» GOAL
Restate, exactly and without pictures, the lines from the start of the listing below through the line holding "yticks = [0, 10, 20, 30, 40, 50]".

» GIVEN INFORMATION
▼

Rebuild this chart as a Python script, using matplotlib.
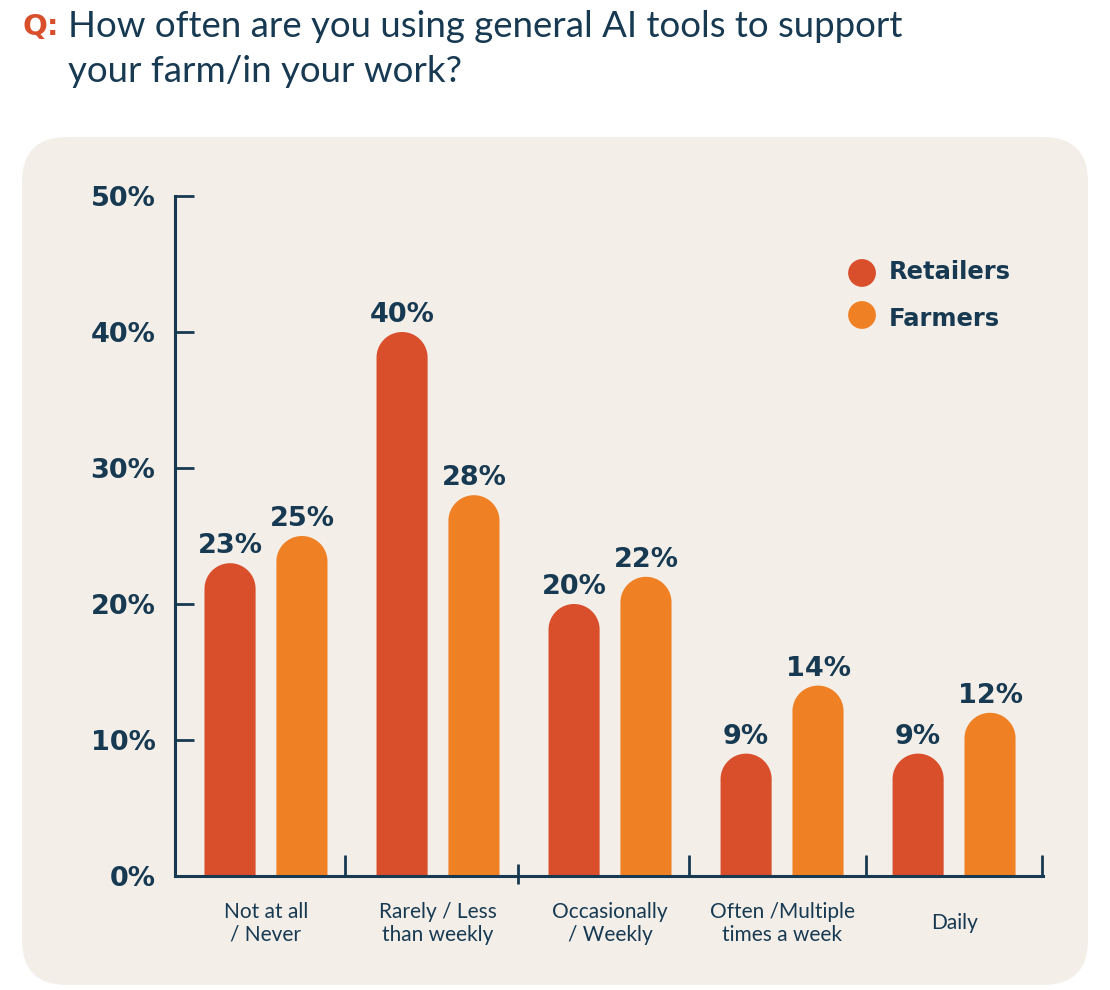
import math
import matplotlib
matplotlib.use('Agg')
import matplotlib.pyplot as plt
from matplotlib.patches import FancyBboxPatch, Polygon

# values
categories = ['Not at all\n/ Never', 'Rarely / Less\nthan weekly', 'Occasionally\n/ Weekly',
              'Often /Multiple\ntimes a week', 'Daily']
retailers = [23, 40, 20, 9, 9]
farmers = [25, 28, 22, 14, 12]
series_names = ['Retailers', 'Farmers']
yticks = [0, 10, 20, 30, 40, 50]

NAVY = '#173A52'
RED = '#D94E2B'
ORANGE = '#F08024'
PANEL = '#F3EEE8'

fig = plt.figure(figsize=(11.1, 9.9), dpi=100)
fig.patch.set_facecolor('white')

# rounded beige panel behind the chart (inches, so the corners stay round)
panel = FancyBboxPatch((0.22, 0.05), 10.66, 8.48,
                       boxstyle='round,pad=0,rounding_size=0.45',
                       transform=fig.dpi_scale_trans,
                       facecolor=PANEL, edgecolor='none', zorder=-5)
fig.patches.append(panel)

# title
fig.text(23 / 1110, 1 - 35 / 990, 'Q:', color=RED, fontsize=21, fontweight='bold',
         family='DejaVu Sans', va='baseline')
fig.text(68 / 1110, 1 - 37 / 990, 'How often are you using general AI tools to support',
         color=NAVY, fontsize=26.4, family='Lato', va='baseline')
fig.text(68 / 1110, 1 - 82 / 990, 'your farm/in your work?',
         color=NAVY, fontsize=26.4, family='Lato', va='baseline')

ax = fig.add_axes([175 / 1110, 1 - 876 / 990, 868 / 1110, 680 / 990], zorder=2)
ax.set_facecolor('none')
xmin, xmax = -0.529, 4.517
ax.set_xlim(xmin, xmax)
ax.set_ylim(0, 50)

for s in ['top', 'right']:
    ax.spines[s].set_visible(False)
for s in ['left', 'bottom']:
    ax.spines[s].set_color(NAVY)
    ax.spines[s].set_linewidth(2.2)

ax.set_yticks(yticks)
ax.set_yticklabels([f'{t}%' for t in yticks], fontsize=19.5, fontweight='bold',
                   color=NAVY, family='DejaVu Sans')
ax.tick_params(axis='y', direction='in', length=14, width=2, color=NAVY, pad=14)

x = list(range(len(categories)))
ax.set_xticks(x)
ax.tick_params(axis='x', length=0, pad=34)
ax.set_xticklabels(categories, fontsize=15, color=NAVY, family='Lato', linespacing=1.2)
for lbl in ax.get_xticklabels():
    lbl.set_va('center')

# bars with rounded tops
width = 0.297
offset = 0.209
p0 = ax.transData.transform((0, 0))
p1 = ax.transData.transform((1, 1))
px_x = p1[0] - p0[0]
px_y = p1[1] - p0[1]
r_x = width / 2
r_y = r_x * px_x / px_y


def rounded_bar(xc, h, col):
    base = h - r_y
    pts = [(xc - r_x, 0), (xc + r_x, 0), (xc + r_x, base)]
    n = 40
    for k in range(1, n):
        a = math.pi * k / n
        pts.append((xc + r_x * math.cos(a), base + r_y * math.sin(a)))
    pts.append((xc - r_x, base))
    ax.add_patch(Polygon(pts, closed=True, facecolor=col, edgecolor='none', zorder=2))


for vals, dx, col in [(retailers, -offset, RED), (farmers, offset, ORANGE)]:
    for i, v in zip(x, vals):
        rounded_bar(i + dx, v, col)
        ax.annotate(f'{v}%', (i + dx, v), xytext=(0, 7), textcoords='offset points',
                    ha='center', va='baseline', fontsize=19.5, fontweight='bold',
                    color=NAVY, family='DejaVu Sans')

# group separator ticks on the x axis
tick_h = 21 / px_y
seps = [0.46, 2.46, 3.49, xmax - 0.003]
ax.vlines(seps, 0, tick_h, color=NAVY, lw=2, clip_on=False, zorder=3)
ax.vlines([1.465], -0.6, 0.9, color=NAVY, lw=2, clip_on=False, zorder=3)

# legend
for name, col, yy, ty in [(series_names[0], RED, 0.8868, 0.888),
                          (series_names[1], ORANGE, 0.825, 0.819)]:
    ax.scatter([0.7915], [yy], s=400, color=col, transform=ax.transAxes,
               clip_on=False, zorder=3, edgecolors='none')
    ax.text(0.8226, ty, name, transform=ax.transAxes, fontsize=17.5,
            fontweight='bold', color=NAVY, family='DejaVu Sans', va='center')

fig.savefig('out.png', dpi=100)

▲

» ANSWER FOR THE TASK
Rebuild this chart as a Python script, using matplotlib.
import math
import matplotlib
matplotlib.use('Agg')
import matplotlib.pyplot as plt
from matplotlib.patches import FancyBboxPatch, Polygon

# values
categories = ['Not at all\n/ Never', 'Rarely / Less\nthan weekly', 'Occasionally\n/ Weekly',
              'Often /Multiple\ntimes a week', 'Daily']
retailers = [23, 40, 20, 9, 9]
farmers = [25, 28, 22, 14, 12]
series_names = ['Retailers', 'Farmers']
yticks = [0, 10, 20, 30, 40, 50]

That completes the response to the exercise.